Famed in equal parts for its local old-school status and its simple/verbal menu of Polish fare, R& L Lounge is a Friday fish fry destination, a site for friendly conversation, and where time slows down. You will feel like a jerk if you pull out your handheld device: this is a place to be in the moment.
Ronnie and Lottie mentioned that later in the day a local television station would be by to interview them. That’s why, Lottie says, she has curled her hair, and had Ronnie put on a good sweater, so “he will look handsome on t.v.” In a flash Lottie puts on some lipstick and changes out of her flour-dusted apron for my portrait of them at a table, a photo collage blanket behind them showing off their several kids and grandkids.
Despite being glad for the media adulation, Lottie says “I don’t want to be busier. If I have to hire someone to help me out then I’m quitting.”
Opened in 1969 and married since 1957, Ronnie and Lottie are a solid team: he mans the bar while she does the prepping, cooking and serving. She adds: “I sometimes sing with them,” renowned for joining customers at table for song, and conversation. The sparkle in her blue eyes reveals her bon vivant status.
“A lot of young people from downtown come in and we talk. I become their friend, because I love people – like you,” Lottie says. This visit will end with a firm hug and she will suggest that I go and get another hug from Ronnie.
Lottie “was born in the neighborhood, near the Terminal,” while Ronnie was born in Poland, immigrating via a cousin’s sponsorship.
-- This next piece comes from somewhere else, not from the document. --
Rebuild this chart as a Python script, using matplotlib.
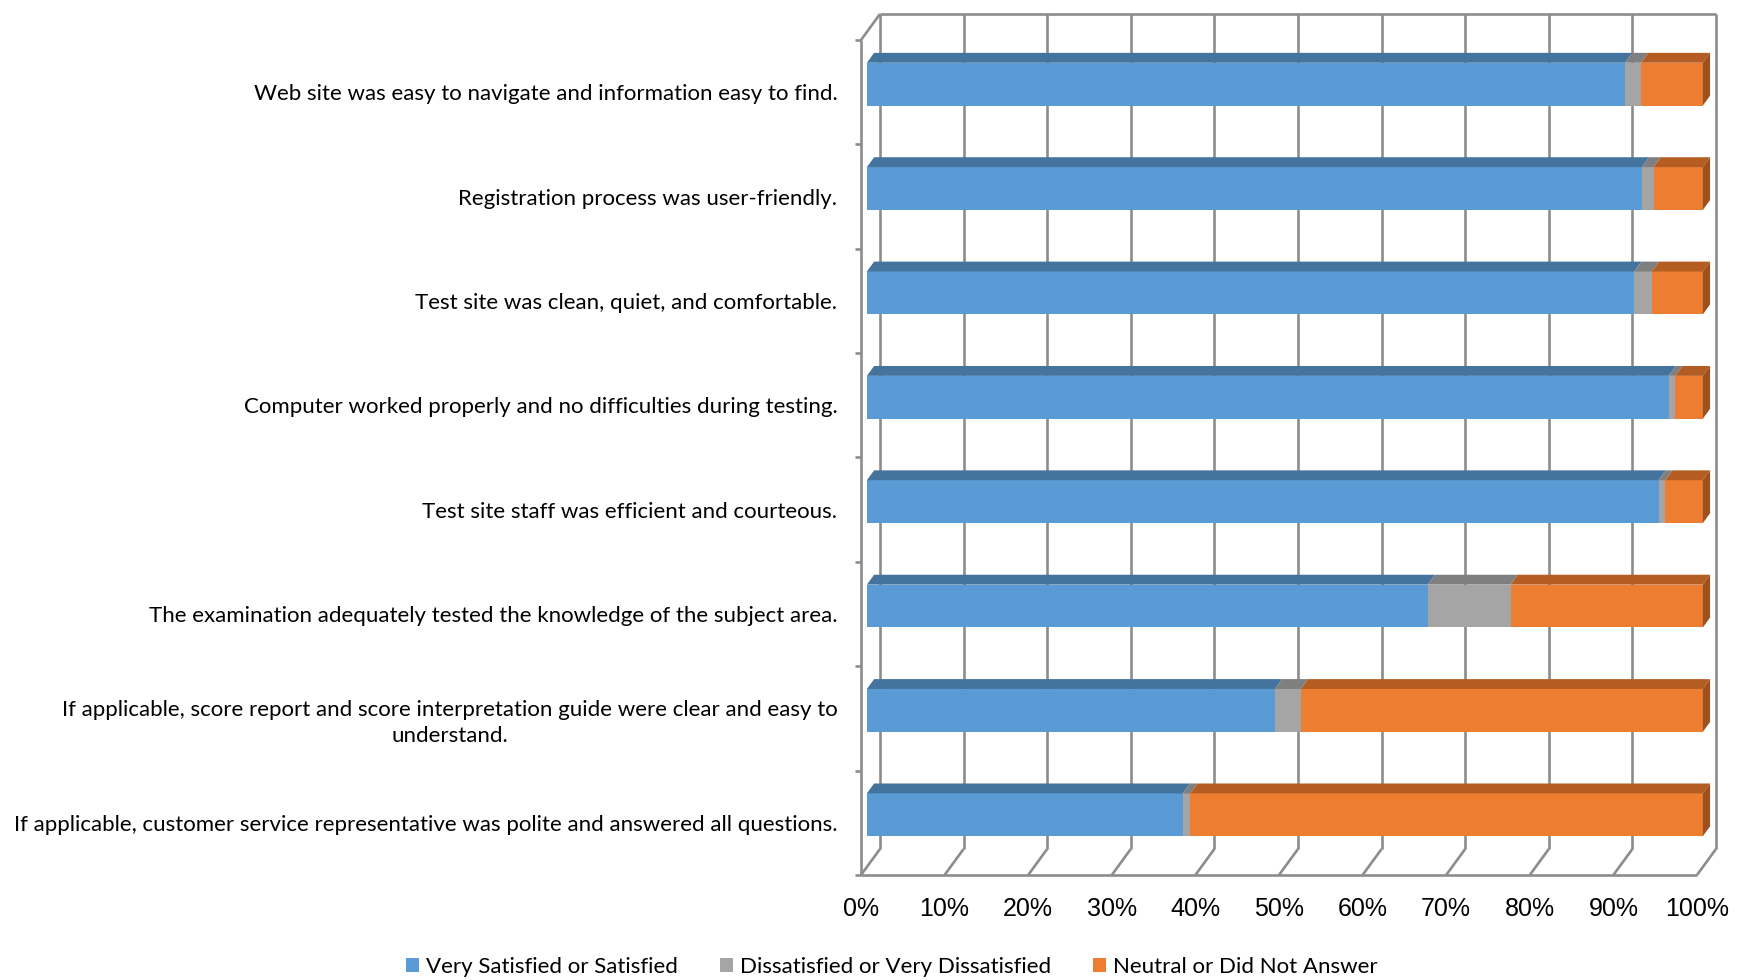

Lottie learned the ropes of restaurant work in her mother Julia’s business at 363 Paderewski, another famed Polish business – Strusienski’s Restaurant.
The R & L menu is one easily committed to memory: pierogi, fish fry (with requisite/traditional sides), hand-cut french fries (R & L goes through 50 pounds of potatoes each week), and golabki (beef-stuffed cabbage rolls simmered in a tomato broth). Lottie shows off dozens of bags of her pierogi in several freezers in the kitchen, “more like a crepe, mine are flat, not stuffed like other people’s.” The R & L fish fry is only fried, and never beer-battered. Lottie’s sides are scrumptious: each fish fry comes with one scoop each of her potato and macaroni salads and her cole slaw, which she likes to make on the sweet side.
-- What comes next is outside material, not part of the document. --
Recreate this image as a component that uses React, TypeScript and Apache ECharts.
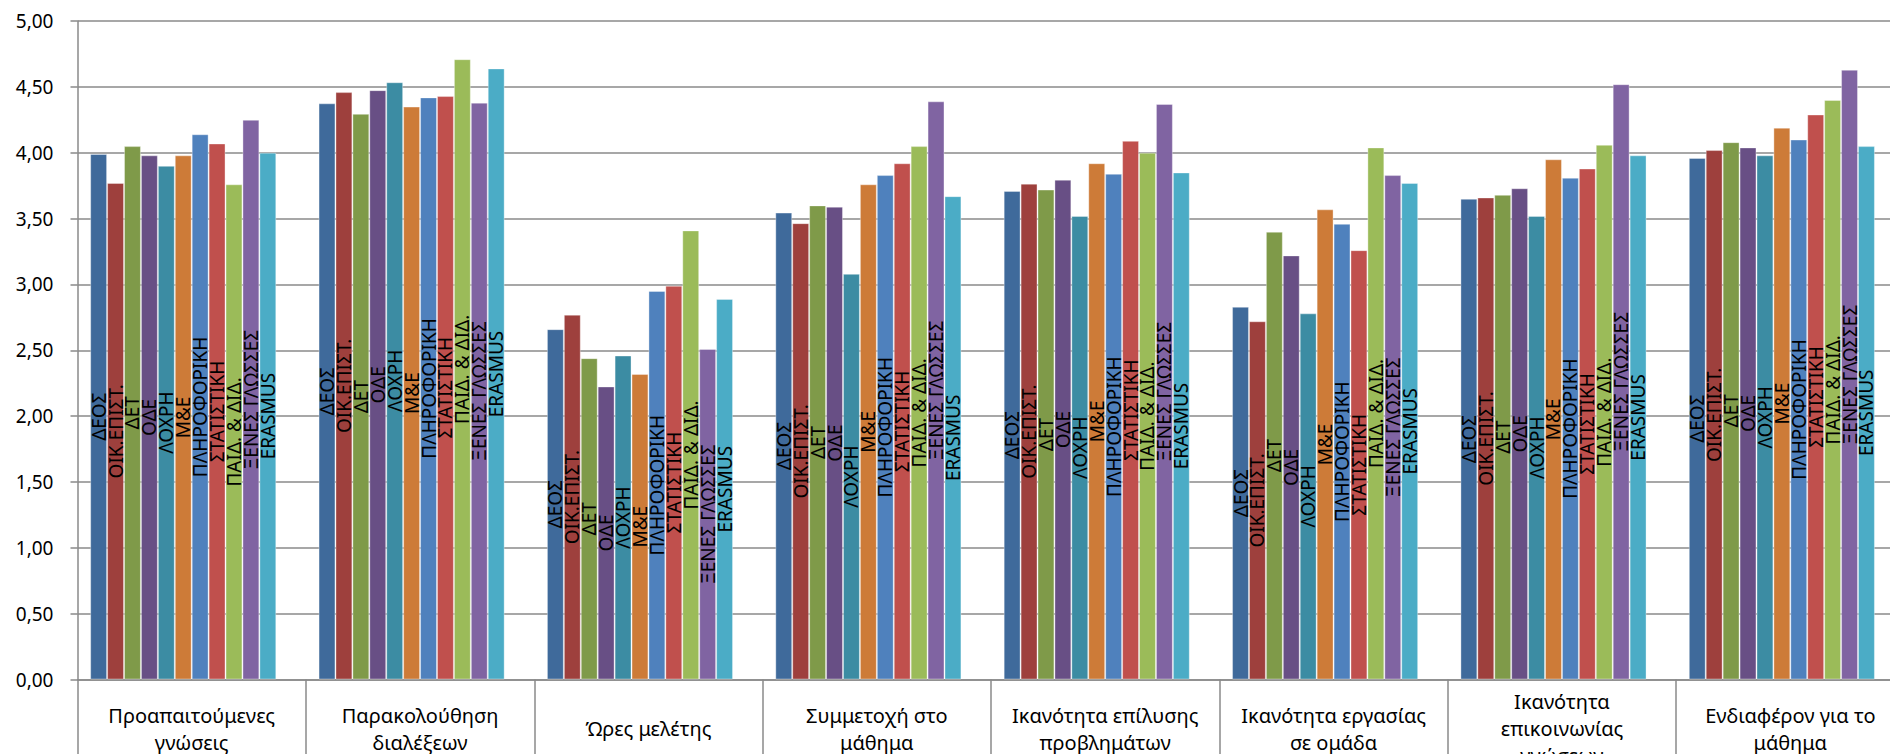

One of Lottie’s cousins has stopped in with friends from England and New York City and Lottie is very busy in her kitchen cooking for all of them and a few others at the bar, plus making take-out orders. I am leaning in the doorway and talking with her as she bustles about: her kitchen is small, efficient and spotless. She finishes plating a few dinners and hands me the plates. I spring back into my waitressing self from my 20’s and head to the tables. Then I am back in the kitchen, where food is cooking and advice is dispensing.
I am handed two more plates and am back in the barroom with a few more dinners. I check back on a table, as is waitressing custom. The woman, a devoted Friday regular, looks up as I ask “How is everything?” She, bemused, answers “Excellent, as always.”
Call ahead for hours.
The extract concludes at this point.